Menurut Dewanto, terdapat berbagai tema dan angle dalam isu pengendalian tembakau karena dalam peliputannya akan melibatkan banyak pihak. Adapun temanya tersebut dapat berupa isu kesehatan, ekonomi, politik, hukum, Hak Asasi Manusia (HAM), pemberdayaan perempuan, perlindungan anak, dan agama.
“Dalam isu kesehatan jelas terdapat dampak negatif rokok yang dapat menimbulkan masalah kesehatan. Kemudian dalam isu ekonomi bisa membahas tentang cukai rokok atau informasi produksi industri setiap tahun. Pada isu politik bisa membahas tentang UU Kesehatan dengan mewawancari Komisi IX DPR RI yang membidangi kesehatan. Pada isu hukum bisa membahas revisi PP 109 tahun 2012. Dan pada perlindungan anak, dapat dibahas tentang bagaimana anak-anak menjadi target industri rokok,” ujar Dewanto.

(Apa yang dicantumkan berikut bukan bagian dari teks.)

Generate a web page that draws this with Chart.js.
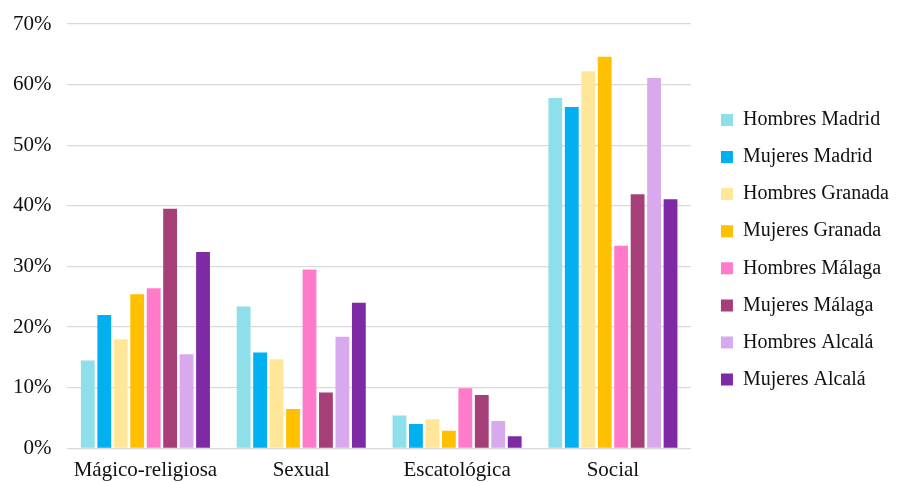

Dalam meliput pengendalian konsumsi rokok juga terdapat banyak data yang dapat diolah untuk menjadi berita. Dewanto mengatakan, terdapat banyak sekali data di Indonesia yang berkaitan dengan isu pengendalian tembakau. Data-data tersebut berasal dari banyaknya lembaga-lembaga yang menyediakan data baik dari lembaga negara maupun lembaga sipil.
“Banyak data beredar termasuk data pengendalian tembakau, baik itu yang berkaitan langsung dengan komoditas tembakaunya seperti berapa sih setiap tahun petani tembakau bisa mensupply industri atau berapa data produksi rokok tiap tahun serta data penerimaan negara dari cukai rokok. Selain itu ada juga data tentang dampak negatif tembakaunya seperti data kerugian negara karena penyakit yang disebabkan oleh rokok, data Riset Kesehatan Dasar (Riskesdas),” ungkap Dewanto.
Untuk membuat pemberitaan yang menarik dan informatif, menurut Dewanto penyajian beritanya dapat dibuat dalam bentuk infografis dengan menampilkan teks-teks kunci sehingga memudahkan khalayak untuk memahami data dengan lebih mudah.